## Start DATA SECTION

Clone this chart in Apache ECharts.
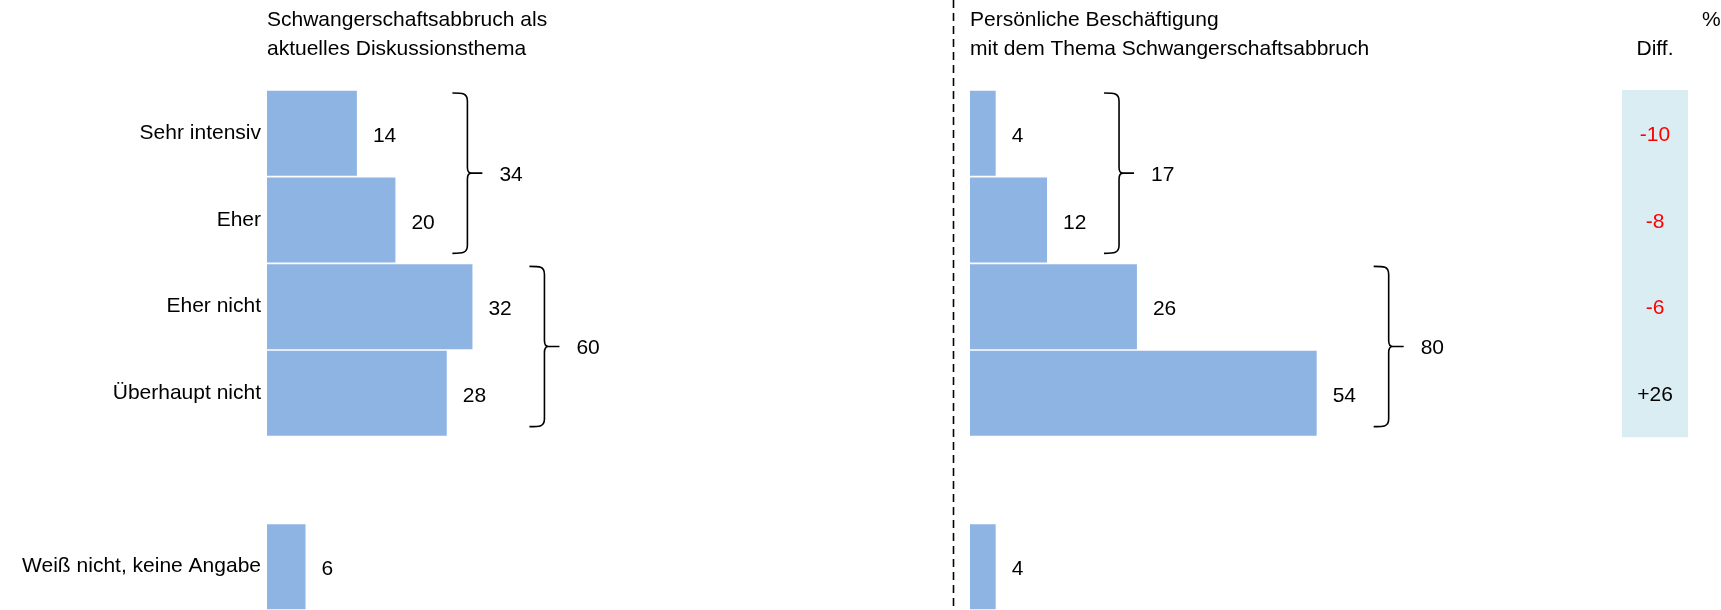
<!DOCTYPE html>
<html>
<head>
<meta charset="utf-8">
<script src="https://cdn.jsdelivr.net/npm/echarts@6/dist/echarts.min.js"></script>
<style>
  html, body { margin: 0; padding: 0; background: #fff; }
  #chart { width: 1721px; height: 610px; }
</style>
</head>
<body>
<div id="chart"></div>
<script>
// rows (empty one is the gap before "Weiß nicht")
const rows = ['Sehr intensiv', 'Eher', 'Eher nicht', 'Überhaupt nicht', '', 'Weiß nicht, keine Angabe'];
const discussion = [14, 20, 32, 28, null, 6];
const personal = [4, 12, 26, 54, null, 4];
const diffValues = [-10, -8, -6, 26];
// [first row, last row, total]
const leftGroups = [[0, 1, 34], [2, 3, 60]];
const rightGroups = [[0, 1, 17], [2, 3, 80]];

const titleLeft = 'Schwangerschaftsabbruch als\naktuelles Diskussionsthema';
const titleRight = 'Persönliche Beschäftigung\nmit dem Thema Schwangerschaftsabbruch';

const FONT = '"Liberation Sans", Arial, sans-serif';
const BAR = '#8eb4e3';

function groupData(groups, values) {
  return groups.map(g => {
    let mx = Math.max(...values.slice(g[0], g[1] + 1));
    return [g[0], g[1], mx, g[2]];
  });
}

function renderBracket(params, api) {
  const start = api.value(0), end = api.value(1), mx = api.value(2), total = api.value(3);
  const h = api.size([0, 1])[1];
  const top = api.coord([0, start])[1] - h / 2 + 3;
  const bot = api.coord([0, end])[1] + h / 2 - 10;
  const x0 = api.coord([mx, start])[0] + 57;
  const x = x0 + 15;
  const mid = (top + bot) / 2;
  const path =
    'M' + x0 + ',' + top +
    ' C' + (x0 + 10) + ',' + top + ' ' + x + ',' + top + ' ' + x + ',' + (top + 8) +
    ' L' + x + ',' + (mid - 6) +
    ' Q' + x + ',' + mid + ' ' + (x + 4) + ',' + mid +
    ' L' + (x + 15) + ',' + mid +
    ' M' + (x + 4) + ',' + mid +
    ' Q' + x + ',' + mid + ' ' + x + ',' + (mid + 6) +
    ' L' + x + ',' + (bot - 8) +
    ' C' + x + ',' + bot + ' ' + (x0 + 10) + ',' + bot + ' ' + x0 + ',' + bot;
  return {
    type: 'group',
    children: [
      {
        type: 'path',
        shape: { pathData: path },
        style: { fill: 'none', stroke: '#000', lineWidth: 1.6 }
      },
      {
        type: 'text',
        style: {
          x: x + 32, y: mid + 2, text: String(total),
          font: '21px ' + FONT, fill: '#000',
          textAlign: 'left', textVerticalAlign: 'middle'
        }
      }
    ]
  };
}

function renderDiff(params, api) {
  const row = api.value(0), d = api.value(1);
  const cs = params.coordSys;
  const h = api.size([0, 1])[1];
  const cy = api.coord([0, row])[1];
  return {
    type: 'group',
    children: [
      {
        type: 'rect',
        shape: { x: cs.x, y: cy - h / 2, width: cs.width, height: h + 0.5 },
        style: { fill: '#daedf3' }
      },
      {
        type: 'text',
        style: {
          x: cs.x + cs.width / 2, y: cy + 2,
          text: d > 0 ? '+' + d : String(d),
          font: '21px ' + FONT, fill: d < 0 ? '#ff0000' : '#000',
          textAlign: 'center', textVerticalAlign: 'middle'
        }
      }
    ]
  };
}

let chart = echarts.init(document.getElementById('chart'), null, { renderer: 'canvas' });

const yBase = {
  type: 'category',
  data: rows,
  inverse: true,
  axisLine: { show: false },
  axisTick: { show: false },
  splitLine: { show: false }
};
const xBase = {
  type: 'value', min: 0, max: 100, show: false
};
const labelStyle = {
  show: true, position: 'right', distance: 16,
  fontFamily: FONT, fontSize: 21, color: '#000', offset: [0, 3]
};
const titleStyle = { fontFamily: FONT, fontSize: 21, fontWeight: 'normal', color: '#000', lineHeight: 29 };

let option = {
  backgroundColor: '#fff',
  animation: false,
  textStyle: { fontFamily: FONT },
  title: [
    { text: titleLeft, left: 267, top: 6, padding: 0, textStyle: titleStyle },
    { text: titleRight, left: 970, top: 6, padding: 0, textStyle: titleStyle },
    { text: '%', left: 1702, top: 6, padding: 0, textStyle: titleStyle },
    { text: 'Diff.', left: 1655, top: 35, padding: 0, textAlign: 'center', textStyle: titleStyle }
  ],
  grid: [
    { left: 267, top: 90, width: 642, height: 520 },
    { left: 970, top: 90, width: 642, height: 520 },
    { left: 1622, top: 90, width: 66, height: 520 }
  ],
  xAxis: [
    Object.assign({ gridIndex: 0 }, xBase),
    Object.assign({ gridIndex: 1 }, xBase),
    { gridIndex: 2, type: 'value', min: 0, max: 1, show: false }
  ],
  yAxis: [
    Object.assign({ gridIndex: 0, axisLabel: { margin: 6, fontFamily: FONT, fontSize: 21, color: '#000' } }, yBase),
    Object.assign({ gridIndex: 1, axisLabel: { show: false } }, yBase),
    Object.assign({ gridIndex: 2, axisLabel: { show: false } }, yBase)
  ],
  series: [
    {
      name: 'Diskussionsthema', type: 'bar', xAxisIndex: 0, yAxisIndex: 0,
      data: discussion, barCategoryGap: '2%',
      itemStyle: { color: BAR }, label: labelStyle
    },
    {
      name: 'Persönliche Beschäftigung', type: 'bar', xAxisIndex: 1, yAxisIndex: 1,
      data: personal, barCategoryGap: '2%',
      itemStyle: { color: BAR }, label: labelStyle
    },
    {
      type: 'custom', xAxisIndex: 0, yAxisIndex: 0,
      renderItem: renderBracket, encode: { x: 2, y: 0 },
      data: groupData(leftGroups, discussion)
    },
    {
      type: 'custom', xAxisIndex: 1, yAxisIndex: 1,
      renderItem: renderBracket, encode: { x: 2, y: 0 },
      data: groupData(rightGroups, personal)
    },
    {
      type: 'custom', xAxisIndex: 2, yAxisIndex: 2,
      renderItem: renderDiff, encode: { x: 1, y: 0 },
      data: diffValues.map((d, i) => [i, d])
    }
  ],
  graphic: [
    {
      type: 'line',
      shape: { x1: 953.5, y1: 0, x2: 953.5, y2: 610 },
      style: { stroke: '#000', lineWidth: 1.6, lineDash: [8, 5] }
    }
  ]
};

chart.setOption(option);
window.addEventListener('resize', chart.resize);
</script>
</body>
</html>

## End DATA SECTION

## INSTRUCTIONS TO FOLLOW
Are you able to set down all the lines above exactly, without any pictures?

## SOLUTION TO THIS TASK
Clone this chart in Apache ECharts.
<!DOCTYPE html>
<html>
<head>
<meta charset="utf-8">
<script src="https://cdn.jsdelivr.net/npm/echarts@6/dist/echarts.min.js"></script>
<style>
  html, body { margin: 0; padding: 0; background: #fff; }
  #chart { width: 1721px; height: 610px; }
</style>
</head>
<body>
<div id="chart"></div>
<script>
// rows (empty one is the gap before "Weiß nicht")
const rows = ['Sehr intensiv', 'Eher', 'Eher nicht', 'Überhaupt nicht', '', 'Weiß nicht, keine Angabe'];
const discussion = [14, 20, 32, 28, null, 6];
const personal = [4, 12, 26, 54, null, 4];
const diffValues = [-10, -8, -6, 26];
// [first row, last row, total]
const leftGroups = [[0, 1, 34], [2, 3, 60]];
const rightGroups = [[0, 1, 17], [2, 3, 80]];

const titleLeft = 'Schwangerschaftsabbruch als\naktuelles Diskussionsthema';
const titleRight = 'Persönliche Beschäftigung\nmit dem Thema Schwangerschaftsabbruch';

const FONT = '"Liberation Sans", Arial, sans-serif';
const BAR = '#8eb4e3';

function groupData(groups, values) {
  return groups.map(g => {
    let mx = Math.max(...values.slice(g[0], g[1] + 1));
    return [g[0], g[1], mx, g[2]];
  });
}

function renderBracket(params, api) {
  const start = api.value(0), end = api.value(1), mx = api.value(2), total = api.value(3);
  const h = api.size([0, 1])[1];
  const top = api.coord([0, start])[1] - h / 2 + 3;
  const bot = api.coord([0, end])[1] + h / 2 - 10;
  const x0 = api.coord([mx, start])[0] + 57;
  const x = x0 + 15;
  const mid = (top + bot) / 2;
  const path =
    'M' + x0 + ',' + top +
    ' C' + (x0 + 10) + ',' + top + ' ' + x + ',' + top + ' ' + x + ',' + (top + 8) +
    ' L' + x + ',' + (mid - 6) +
    ' Q' + x + ',' + mid + ' ' + (x + 4) + ',' + mid +
    ' L' + (x + 15) + ',' + mid +
    ' M' + (x + 4) + ',' + mid +
    ' Q' + x + ',' + mid + ' ' + x + ',' + (mid + 6) +
    ' L' + x + ',' + (bot - 8) +
    ' C' + x + ',' + bot + ' ' + (x0 + 10) + ',' + bot + ' ' + x0 + ',' + bot;
  return {
    type: 'group',
    children: [
      {
        type: 'path',
        shape: { pathData: path },
        style: { fill: 'none', stroke: '#000', lineWidth: 1.6 }
      },
      {
        type: 'text',
        style: {
          x: x + 32, y: mid + 2, text: String(total),
          font: '21px ' + FONT, fill: '#000',
          textAlign: 'left', textVerticalAlign: 'middle'
        }
      }
    ]
  };
}

function renderDiff(params, api) {
  const row = api.value(0), d = api.value(1);
  const cs = params.coordSys;
  const h = api.size([0, 1])[1];
  const cy = api.coord([0, row])[1];
  return {
    type: 'group',
    children: [
      {
        type: 'rect',
        shape: { x: cs.x, y: cy - h / 2, width: cs.width, height: h + 0.5 },
        style: { fill: '#daedf3' }
      },
      {
        type: 'text',
        style: {
          x: cs.x + cs.width / 2, y: cy + 2,
          text: d > 0 ? '+' + d : String(d),
          font: '21px ' + FONT, fill: d < 0 ? '#ff0000' : '#000',
          textAlign: 'center', textVerticalAlign: 'middle'
        }
      }
    ]
  };
}

let chart = echarts.init(document.getElementById('chart'), null, { renderer: 'canvas' });

const yBase = {
  type: 'category',
  data: rows,
  inverse: true,
  axisLine: { show: false },
  axisTick: { show: false },
  splitLine: { show: false }
};
const xBase = {
  type: 'value', min: 0, max: 100, show: false
};
const labelStyle = {
  show: true, position: 'right', distance: 16,
  fontFamily: FONT, fontSize: 21, color: '#000', offset: [0, 3]
};
const titleStyle = { fontFamily: FONT, fontSize: 21, fontWeight: 'normal', color: '#000', lineHeight: 29 };

let option = {
  backgroundColor: '#fff',
  animation: false,
  textStyle: { fontFamily: FONT },
  title: [
    { text: titleLeft, left: 267, top: 6, padding: 0, textStyle: titleStyle },
    { text: titleRight, left: 970, top: 6, padding: 0, textStyle: titleStyle },
    { text: '%', left: 1702, top: 6, padding: 0, textStyle: titleStyle },
    { text: 'Diff.', left: 1655, top: 35, padding: 0, textAlign: 'center', textStyle: titleStyle }
  ],
  grid: [
    { left: 267, top: 90, width: 642, height: 520 },
    { left: 970, top: 90, width: 642, height: 520 },
    { left: 1622, top: 90, width: 66, height: 520 }
  ],
  xAxis: [
    Object.assign({ gridIndex: 0 }, xBase),
    Object.assign({ gridIndex: 1 }, xBase),
    { gridIndex: 2, type: 'value', min: 0, max: 1, show: false }
  ],
  yAxis: [
    Object.assign({ gridIndex: 0, axisLabel: { margin: 6, fontFamily: FONT, fontSize: 21, color: '#000' } }, yBase),
    Object.assign({ gridIndex: 1, axisLabel: { show: false } }, yBase),
    Object.assign({ gridIndex: 2, axisLabel: { show: false } }, yBase)
  ],
  series: [
    {
      name: 'Diskussionsthema', type: 'bar', xAxisIndex: 0, yAxisIndex: 0,
      data: discussion, barCategoryGap: '2%',
      itemStyle: { color: BAR }, label: labelStyle
    },
    {
      name: 'Persönliche Beschäftigung', type: 'bar', xAxisIndex: 1, yAxisIndex: 1,
      data: personal, barCategoryGap: '2%',
      itemStyle: { color: BAR }, label: labelStyle
    },
    {
      type: 'custom', xAxisIndex: 0, yAxisIndex: 0,
      renderItem: renderBracket, encode: { x: 2, y: 0 },
      data: groupData(leftGroups, discussion)
    },
    {
      type: 'custom', xAxisIndex: 1, yAxisIndex: 1,
      renderItem: renderBracket, encode: { x: 2, y: 0 },
      data: groupData(rightGroups, personal)
    },
    {
      type: 'custom', xAxisIndex: 2, yAxisIndex: 2,
      renderItem: renderDiff, encode: { x: 1, y: 0 },
      data: diffValues.map((d, i) => [i, d])
    }
  ],
  graphic: [
    {
      type: 'line',
      shape: { x1: 953.5, y1: 0, x2: 953.5, y2: 610 },
      style: { stroke: '#000', lineWidth: 1.6, lineDash: [8, 5] }
    }
  ]
};

chart.setOption(option);
window.addEventListener('resize', chart.resize);
</script>
</body>
</html>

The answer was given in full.